A reconstructed total precipitation framework

Climate change is expected to alter the statistical properties of precipitation. There are two related but consequentially distinct theories for changes to precipitation that have received some consensus: (1) the time-and-space integrated global total precipitation should increase with longwave cooling as the surface warms, (2) the most intense precipitation rates should increase at a faster rate related to the increase in vapor saturation. Herein, these two expectations are combined with an analytic integration of three conceptually independent properties of the tropical hydrological cycle, the intensity, probability, and frequency of precipitation. The total precipitation in both a cloud-resolving model and tropical Global Precipitation Measurement mission data is decomposed and reconstructed with the analytic integral. By applying (1) and (2) to the precipitation characteristics from the model and observations to form a warming proxy model, it is suggested that a wide range of future distributions of precipitation intensity, probability, and frequency are possible. Climate change: A simpler model for predicting precipitation change Models predict climate change will alter precipitation patterns across Earth, but the full range of possible changes is unknown. Matthew Igel and Joseph Biello at the University of California Davis created a new simple method that incorporated intensity, probability, and frequency to determine all potential responses of precipitation to climate change.
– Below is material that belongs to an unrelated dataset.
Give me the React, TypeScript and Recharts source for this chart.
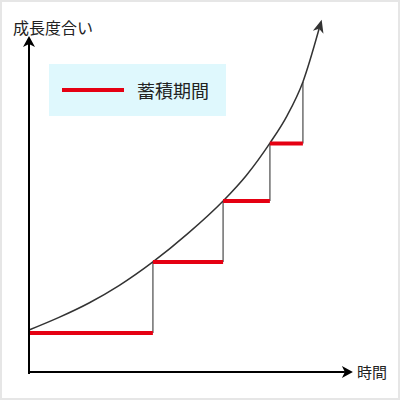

Assuming a global warming of 2 °C and a tropical climate, the authors found that many future deviations in precipitation patterns are possible, even including little change to precipitation probability. The intensity of weak rates of rain could increase significantly with climate warming. Incorporating climates from other regions, such as ocean basins, could lead to larger scale application of this model. Future studies can use this method to determine which physical mechanisms need further study, increasing the accuracy of future precipitation simulations.